人から変人扱いされても、黙々と自分のスタイルを崩さず、ひたむき…というより愚直に、自然の中に入っていく加藤文太郎は、コリン・ウィルソンが描くアウトサイダーの見本のように見える。
女性として初めてマッターホルン北壁完登を成し遂げた今井通子と若山美子をモデルにした『銀嶺の人』、冬の八ヶ岳で遭難し、両足の指をすべて失いながらカンバックして日本人としてマッターホルン北壁初登頂を果たした芳野満彦をモデルとした『栄光の岸壁』。『孤高の人』とともに新田次郎の山岳小説三部作とされる他の作品も、逆境を跳ね除けて途方もない成果をあげた独創的な人間像に、大きな力をもらうことができる。
★『複雑系』(M.ミッチェル.ワードロップ)★
すべての物事は、あらかじめ綿密に組まれたプログラムによって動かされている。人間は神が作った宇宙の法則に常に支配されている。……といったような決定論の世界は、可能性やハプニングに満ちた実際の世界の印象とはかけ離れている。とはいっても、その正反対に位置するカオスだけの世界もそぐわない。
いったいこの世界は、どのように成り立っているのか? それは人類が意識を持ってからずっと命題としてあったわけだが、複雑系はそれに対する一つの答えを明示してくれる。
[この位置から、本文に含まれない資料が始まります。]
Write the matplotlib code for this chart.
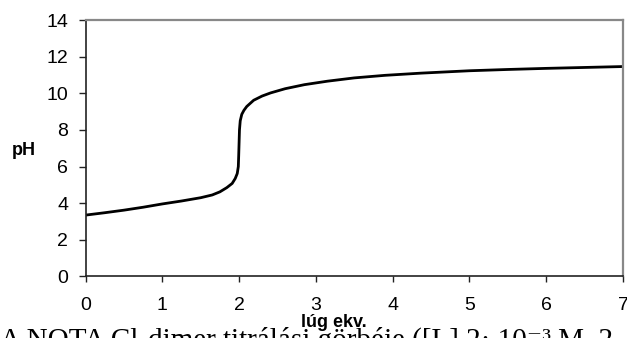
import matplotlib.pyplot as plt

# titration curve: equivalents of base vs pH
lug_ekv = [0.0, 0.25, 0.5, 0.75, 1.0, 1.25, 1.5, 1.65, 1.75, 1.84, 1.91, 1.95,
           1.976, 1.99, 1.995, 2.0, 2.005, 2.015, 2.035, 2.063, 2.1, 2.19, 2.3,
           2.41, 2.6, 2.85, 3.15, 3.5, 3.9, 4.37, 5.0, 5.5, 6.0, 6.5, 7.0]
ph = [3.35, 3.48, 3.62, 3.78, 3.96, 4.12, 4.3, 4.45, 4.62, 4.85, 5.08, 5.35,
      5.62, 6.0, 6.6, 7.3, 8.0, 8.5, 8.85, 9.07, 9.28, 9.62, 9.85,
      10.02, 10.25, 10.47, 10.66, 10.84, 10.98, 11.1, 11.23, 11.3, 11.36, 11.41, 11.46]

x_ticks = [0, 1, 2, 3, 4, 5, 6, 7]
y_ticks = [0, 2, 4, 6, 8, 10, 12, 14]

caption = "A NOTA Cl-dimer titrálási görbéje ([L] 2· 10⁻³ M, 2"

fig = plt.figure(figsize=(6.27, 3.38), dpi=100)
fig.patch.set_facecolor('white')

# caption of the document, cut at the bottom of the crop
fig.text(0.0, -0.028, caption, family=['Liberation Serif', 'DejaVu Serif'],
         fontsize=21, ha='left', va='baseline', zorder=0)

ax = fig.add_axes([0.1364, 0.182, 0.8572, 0.7588])
ax.plot(lug_ekv, ph, color='black', lw=2.0, solid_capstyle='round')

ax.set_xlim(0, 7)
ax.set_ylim(0, 14)
ax.set_xticks(x_ticks)
ax.set_yticks(y_ticks)
for lab in ax.get_xticklabels() + ax.get_yticklabels():
    lab.set_family('Liberation Sans')
    lab.set_fontsize(14)
ax.tick_params(axis='y', direction='out', length=5, width=1, color='#222222', pad=7.5)
ax.tick_params(axis='x', direction='out', length=4.5, width=1, color='#222222', pad=10)

for side in ['top', 'right']:
    ax.spines[side].set_color('#888888')
    ax.spines[side].set_linewidth(1.6)
for side in ['left', 'bottom']:
    ax.spines[side].set_color('#222222')
    ax.spines[side].set_linewidth(1.2)

ax.set_ylabel('pH', family='Liberation Sans', fontsize=13, fontweight='bold',
              rotation=0, labelpad=0, ha='center', va='center')
ax.yaxis.set_label_coords(-0.115, 0.49)
xl = ax.set_xlabel('lúg ekv.', family='Liberation Sans', fontsize=13,
                   fontweight='bold', labelpad=0, va='top')
xl.set_bbox(dict(facecolor='white', edgecolor='none', pad=0.3))
ax.xaxis.set_label_coords(0.462, -0.145)

fig.savefig('out.png', dpi=100)
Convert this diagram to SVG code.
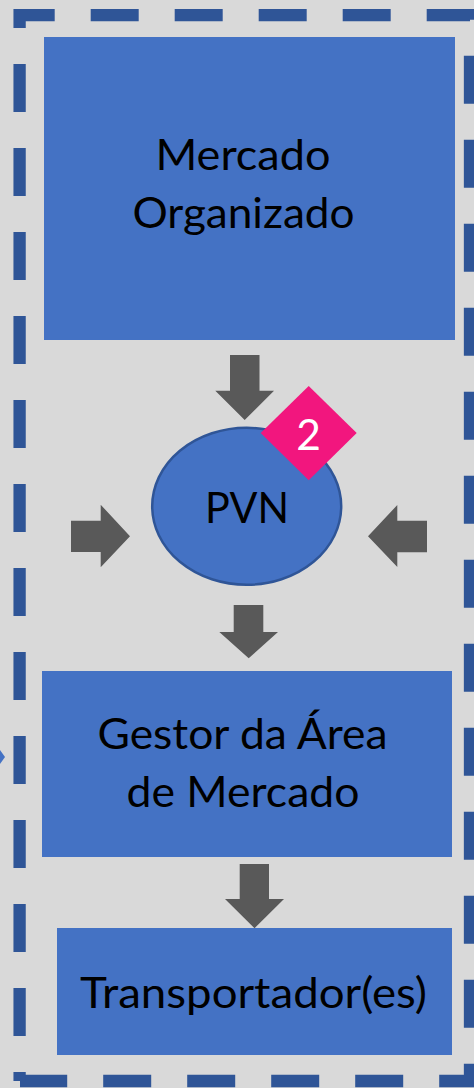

この世はあらかじめ決められたプログラムに従って動いているのではなく、様々な存在や意識といったものが複雑に絡み合って相互作用をしていく中で、カオスから創発が生まれ、さらに自己組織化していく。そして、いったんはある秩序に落ち着きはするが、それは再び自己解体し、カオスとなる。そして、カオスは再び創発から自己組織化へと進み……。今ではすべての分野の基本理論ともいえるまでに浸透したこの複雑系という理論に出会ったとき、全身が震えるほど感動した。
その実証ともいえるboidやフラクタル描画、スプライン迷路をゲーム制作の現場で実際に使い、インタラクティヴなその映像世界を体験したとき、自分たちが小さいけれども現実世界を創造したという、それまでまったく経験したことのない神妙な気分を味わった。
とても複雑でリアルな動きを見せる世界が、じつは素朴な動機や動きの法則しか与えられていない。それは、「個」の動きは基本的に自由であり、一見無力に見えるその動きが、時として世界全体を変えてしまうほどの波及効果をもたらす…いわゆる「バタフライ効果」…ことを意味し、人間一人が自覚を持って行動すれば、何か大きなことができるということでもある。
「どうせこんなことをしても結果は分かっている。やるだけ無駄」と、大きな障害を前にしたときに思い込んでしまいがちだし、うまくいかないことが続くと、可能性に掛けてみる気力も減退してしまうが、そんなとき、この本はを読むと、諦めずにとにかく行動を起こそうという気分を掻き立ててくれる。
複雑系と同じように、硬直した観念を吹き飛ばして新しいパラダイムを提示してくれた本としては、『野生の思考』(クロード レヴィ・ストロース)も代表的な一冊。唯物論的な世界観から、モノとモノ、人と人、モノと人との関係性に焦点を当てて、世の中が変化に富んだ柔軟なものだとはっきり分からせてくれる。これも、ときどき紐解く一冊。
単純に「元気を取り戻して、また前向きな気持で進んでいける」本なら、定番ともいえる『龍馬が行く』などもあるけれど、そこまで広げるとキリがないので、このあたりで。